Read a Bears Excerpt

Read a Bears Excerpt
The Panic Button

Read Mark 4:35-41.

“He said to his disciples, ‘Why are you so afraid? Do you still have no faith?’” (v. 40)

That first swing from Texas Tech hit Baylor like a Mike Tyson right cross.” A lesser team would have panicked, but these were the Bears of 2013.

On Nov. 16, Art Briles’ Bears rumbled into Arlington to take on the Red Raiders. With a 7-3 record, Tech presented a formidable challenge for Baylor, which was flying high. The Bears went into the game 8-0 and ranked fifth in the Bowl Championship Series standings. They were gunning for their first Big 12 title.

So Tech came out of the locker room and took a 14-0 lead before the fans had even warmed their seats. For Baylor, “the defense looked lost. The offense sputtered.” It was the first time all season the team had trailed by more than a touchdown.

With so much pressure sitting on their shoulders, the boys from Waco could well have panicked and gotten themselves in more trouble. “We knew this was going to be a dogfight,” Briles said, apparently not at all surprised at being behind. But the Bears shrugged their shoulders and answered with a quick score. Junior quarterback Bryce Petty, the NCAA’s passing efficiency leader, hit junior receiver Levi Norwood with a 40-yard touchdown pass.

Tech wasn’t through, though, scoring quickly and then forcing a Baylor punt. Perhaps now was an appropriate time for a little panic to settle in. Not at all. The defense held and Norwood returned the punt 58 yards for a touchdown. By halftime, the calm and collected Bears led 35-27 on their way to a 63-34 romp that never showed even a hint of panic.

Have you ever experienced that suffocating sensation of fear escalating into full-blown panic? Maybe it was the awful time when you couldn’t find your child at the mall or at the beach. Or the heartstopping moment when you realized that the vehicle speeding right toward you wasn’t going to be able to stop.

As the story of the disciples and the storm illustrates, the problem with panic is that it debilitates us. While some of them were landlubbers unaccustomed to bad weather on the water, the storm panicked even the professional fishermen among them into helplessness. All they could do was wake up an exhausted Jesus.

We shouldn’t be too hard on them, though, because we often make an even more grievous mistake.

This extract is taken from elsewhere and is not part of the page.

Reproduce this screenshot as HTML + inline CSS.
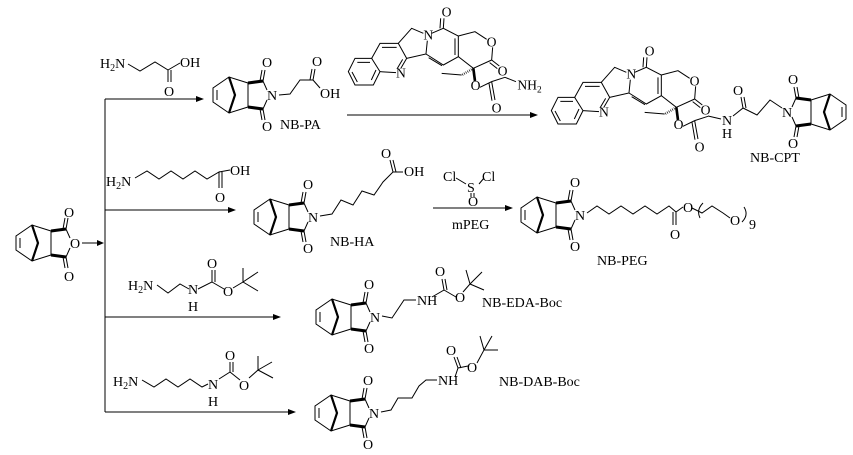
<!DOCTYPE html>
<html><head><meta charset="utf-8"><style>
html,body{margin:0;padding:0;background:#fff;}
svg{display:block;}
text{font-family:"Liberation Serif",serif;font-size:14px;fill:#000;}
.z text{font-size:41px;}
</style></head><body>
<svg width="853" height="455" viewBox="0 0 853 455" xmlns="http://www.w3.org/2000/svg">
<defs>
<g id="nb" stroke="#000" stroke-width="1" fill="none">
  <path d="M-5,-5 L-9,-14 L-24,-12 M-5,5 L-9,14 L-24,12 M-24,-12 L-24,12 M-24,-12 L-43,-18 L-59,-7 L-59,7 L-43,18 L-24,12 M-55,-5 L-55,5"/>
  <path d="M-9,-14 L-24,-12 M-9,14 L-24,12" stroke-width="3"/>
  <path d="M-43,-18 L-37,0 L-43,18" stroke-width="2.2"/>
  <path d="M-9,-14 L-7,-25 M-12,-14 L-10,-25 M-9,14 L-7,25 M-12,14 L-10,25"/>
</g>
<g id="cpt" stroke="#000" stroke-width="3" fill="none">
  <path d="M25,215 L45,175 L95,175 L120,215 L100,255 L45,255 Z M52,187 L90,187 M36,216 L52,246 M108,210 L94,240"/>
  <path d="M95,175 L120,130 L175,130 L200,175 L182,206 M168,218 L120,215 M126,142 L170,142 M188,178 L172,205"/>
  <path d="M175,130 L215,85 L250,100 M200,175 L258,162 L262,122"/>
  <path d="M275,100 L310,85 L355,108 L355,170 L310,195 L258,162 M345,115 L345,165 M266,173 L306,197 M310,85 L312,55 M300,85 L302,55"/>
  <path d="M355,108 L405,95 L440,118 M458,142 L455,180 L400,205 L355,170 M455,180 L478,198 M449,188 L472,206"/>
  <path d="M365,225 L305,220"/>
  <path d="M400,205 L366,225" stroke-width="7" stroke-dasharray="2 4"/>
  <path d="M400,205 L405,243" stroke-width="8"/>
  <path d="M420,262 L455,245 L465,300 M447,250 L456,302 M455,245 L495,232"/>
</g>
</defs>

<g stroke="#000" stroke-width="1" fill="none">
  <path d="M82,243 L100,243"/>
  <path d="M105,99 L105,412"/>
  <path d="M105,99 L197,99 M105,210 L229,210 M105,317 L274,317 M105,412 L289,412"/>
  <path d="M347,115 L531,115 M433,208 L506,208"/>
</g>
<g fill="#000">
  <path d="M104,243 l-7,-3 v6z"/>
  <path d="M204,99 l-8,-3 v6z"/>
  <path d="M236,210 l-8,-3 v6z"/>
  <path d="M281,317 l-8,-3 v6z"/>
  <path d="M296,412 l-8,-3 v6z"/>
  <path d="M538,115 l-8,-3 v6z"/>
  <path d="M513,208 l-8,-3 v6z"/>
</g>

<use href="#nb" x="75" y="243"/>
<text x="75" y="248" text-anchor="middle">O</text>
<text x="69" y="217" text-anchor="middle">O</text>
<text x="69" y="281" text-anchor="middle">O</text>

<g stroke="#000" fill="none"><path d="M128,64 L140,71 L155,62 L168,70 L168,82 M171,70 L171,82 M168,70 L180,63"/></g>
<text x="100" y="68">H<tspan font-size="10" dy="3">2</tspan><tspan dy="-3">N</tspan></text>
<text x="164" y="96">O</text>
<text x="180" y="67">OH</text>

<use href="#nb" x="272" y="95"/>
<text x="272" y="100" text-anchor="middle">N</text>
<text x="267" y="67" text-anchor="middle">O</text>
<text x="267" y="131" text-anchor="middle">O</text>
<g stroke="#000" fill="none"><path d="M279,95 L290,94 L300,80 L313,80 L315,69 M310,80 L312,69 M313,80 L320,88"/></g>
<text x="312" y="66">O</text>
<text x="320" y="98">OH</text>
<text x="280" y="129">NB-PA</text>

<g transform="translate(340,0) scale(0.3333)" class="z">
  <use href="#cpt"/>
  <g stroke="#000" stroke-width="3" fill="none"><path d="M495,232 L528,245"/></g>
  <text x="168" y="232">N</text>
  <text x="250" y="118">N</text>
  <text x="305" y="50">O</text>
  <text x="440" y="140">O</text>
  <text x="473" y="226">O</text>
  <text x="392" y="270">O</text>
  <text x="455" y="338">O</text>
  <text x="532" y="268">NH<tspan font-size="28" dy="9">2</tspan></text>
</g>

<g transform="translate(543,39) scale(0.3333)" class="z">
  <use href="#cpt"/>
  <text x="168" y="232">N</text>
  <text x="250" y="118">N</text>
  <text x="305" y="50">O</text>
  <text x="440" y="140">O</text>
  <text x="473" y="226">O</text>
  <text x="392" y="270">O</text>
  <text x="455" y="338">O</text>
</g>
<g stroke="#000" fill="none"><path d="M708,116 L721,119 M733,116 L743,108 L741,97 M746,108 L744,97 M743,108 L757,115 L770,100 L782,108"/></g>
<text x="727" y="125" text-anchor="middle">N</text>
<text x="727" y="138" text-anchor="middle">H</text>
<text x="738" y="95" text-anchor="middle">O</text>
<use href="#nb" transform="translate(787,112) scale(-1,1)"/>
<text x="787" y="117" text-anchor="middle">N</text>
<text x="793" y="84" text-anchor="middle">O</text>
<text x="793" y="148" text-anchor="middle">O</text>
<text x="750" y="162">NB-CPT</text>

<g stroke="#000" fill="none"><path d="M135,178 L147,171 L159,179 L171,171 L183,179 L195,171 L207,179 L219,172 L219,188 M222,172 L222,188 M219,172 L230,170"/></g>
<text x="106" y="186">H<tspan font-size="10" dy="3">2</tspan><tspan dy="-3">N</tspan></text>
<text x="215" y="202">O</text>
<text x="230" y="175">OH</text>

<use href="#nb" x="313" y="217"/>
<text x="313" y="222" text-anchor="middle">N</text>
<text x="308" y="189" text-anchor="middle">O</text>
<text x="308" y="253" text-anchor="middle">O</text>
<g stroke="#000" fill="none"><path d="M320,216 L332,214 L341,200 L353,205 L362,191 L374,195 L383,182 L393,172 L390,160 M396,172 L393,160 M393,172 L403,172"/></g>
<text x="386" y="158" text-anchor="middle">O</text>
<text x="404" y="176">OH</text>
<text x="330" y="246">NB-HA</text>

<text x="443" y="181">Cl</text>
<text x="467" y="192">S</text>
<text x="482" y="181">Cl</text>
<text x="468" y="206">O</text>
<g stroke="#000" fill="none"><path d="M456,178 L466,184 M479,184 L484,178 M471,193 L471,197 M474,193 L474,197"/></g>
<text x="452" y="229">mPEG</text>

<use href="#nb" x="580" y="215"/>
<text x="580" y="220" text-anchor="middle">N</text>
<text x="575" y="187" text-anchor="middle">O</text>
<text x="575" y="251" text-anchor="middle">O</text>
<g stroke="#000" fill="none"><path d="M587,213 L597,206 L609,214 L621,206 L633,214 L645,206 L657,214 L669,206 L676,212 L676,225 M673,212 L673,225 M676,212 L683,207 M692,208 L702,213 L712,206 L723,213 L730,218 M700,218 Q696,210 703,203 M742,222 Q749,215 744,207"/></g>
<text x="670" y="239">O</text>
<text x="683" y="212">O</text>
<text x="730" y="225">O</text>
<text x="749" y="229">9</text>
<text x="597" y="265">NB-PEG</text>

<g stroke="#000" fill="none"><path d="M157,285 L168,293 L180,284 L189,289 M198,289 L212,282 L212,270 M215,282 L215,270 M212,282 L224,289 M233,288 L243,282 L243,268 M243,282 L258,291 M243,282 L258,272"/></g>
<text x="128" y="290">H<tspan font-size="10" dy="3">2</tspan><tspan dy="-3">N</tspan></text>
<text x="193" y="294" text-anchor="middle">N</text>
<text x="193" y="311" text-anchor="middle">H</text>
<text x="212" y="268" text-anchor="middle">O</text>
<text x="228" y="296" text-anchor="middle">O</text>

<use href="#nb" x="375" y="317"/>
<text x="375" y="322" text-anchor="middle">N</text>
<text x="369" y="289" text-anchor="middle">O</text>
<text x="369" y="353" text-anchor="middle">O</text>
<g stroke="#000" fill="none"><path d="M382,316 L392,318 L404,300 L416,300 M432,297 L444,290 L442,279 M447,290 L445,279 M444,290 L456,297 M463,292 L470,284 L466,270 M470,284 L484,290 M470,284 L482,272"/></g>
<text x="417" y="305">NH</text>
<text x="440" y="276" text-anchor="middle">O</text>
<text x="460" y="302" text-anchor="middle">O</text>
<text x="482" y="307">NB-EDA-Boc</text>

<g stroke="#000" fill="none"><path d="M142,380 L154,387 L166,379 L178,387 L190,379 L202,387 L208,384 M219,379 L230,372 L230,362 M233,372 L233,362 M230,372 L240,380 M249,378 L258,370 L258,356 M258,370 L273,378 M258,370 L272,362"/></g>
<text x="113" y="386">H<tspan font-size="10" dy="3">2</tspan><tspan dy="-3">N</tspan></text>
<text x="213" y="389" text-anchor="middle">N</text>
<text x="213" y="406" text-anchor="middle">H</text>
<text x="230" y="360" text-anchor="middle">O</text>
<text x="244" y="390" text-anchor="middle">O</text>

<use href="#nb" x="374" y="413"/>
<text x="374" y="418" text-anchor="middle">N</text>
<text x="368" y="385" text-anchor="middle">O</text>
<text x="368" y="449" text-anchor="middle">O</text>
<g stroke="#000" fill="none"><path d="M381,412 L391,410 L398,398 L412,398 L419,386 L426,380 L437,380 M455,377 L458,368 L454,357 M461,368 L457,357 M458,368 L468,366 M477,363 L484,350 L480,336 M484,350 L498,350 M484,350 L492,336"/></g>
<text x="438" y="385">NH</text>
<text x="451" y="355" text-anchor="middle">O</text>
<text x="472" y="372" text-anchor="middle">O</text>
<text x="499" y="386">NB-DAB-Boc</text>
</svg>
</body></html>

They panicked and turned to Jesus; we panic and often turn away from Jesus by underestimating both his power and his ability to handle our crises.

We have a choice when fear clutches us: We can assume Jesus no longer cares for us, surrender to it, and descend into panic, or we can remember how much Jesus loves us and resist fear and panic by trusting in him.

"It’s impressive when you’re down 14-0 and 20-7 and withstand that surge against a good team and finish like we did." -- Art Briles on the Bears’ lack of panic vs. Texas Tech

To plunge into panic is to believe — quite wrongly — that Jesus is incapable of handling the crises in our lives.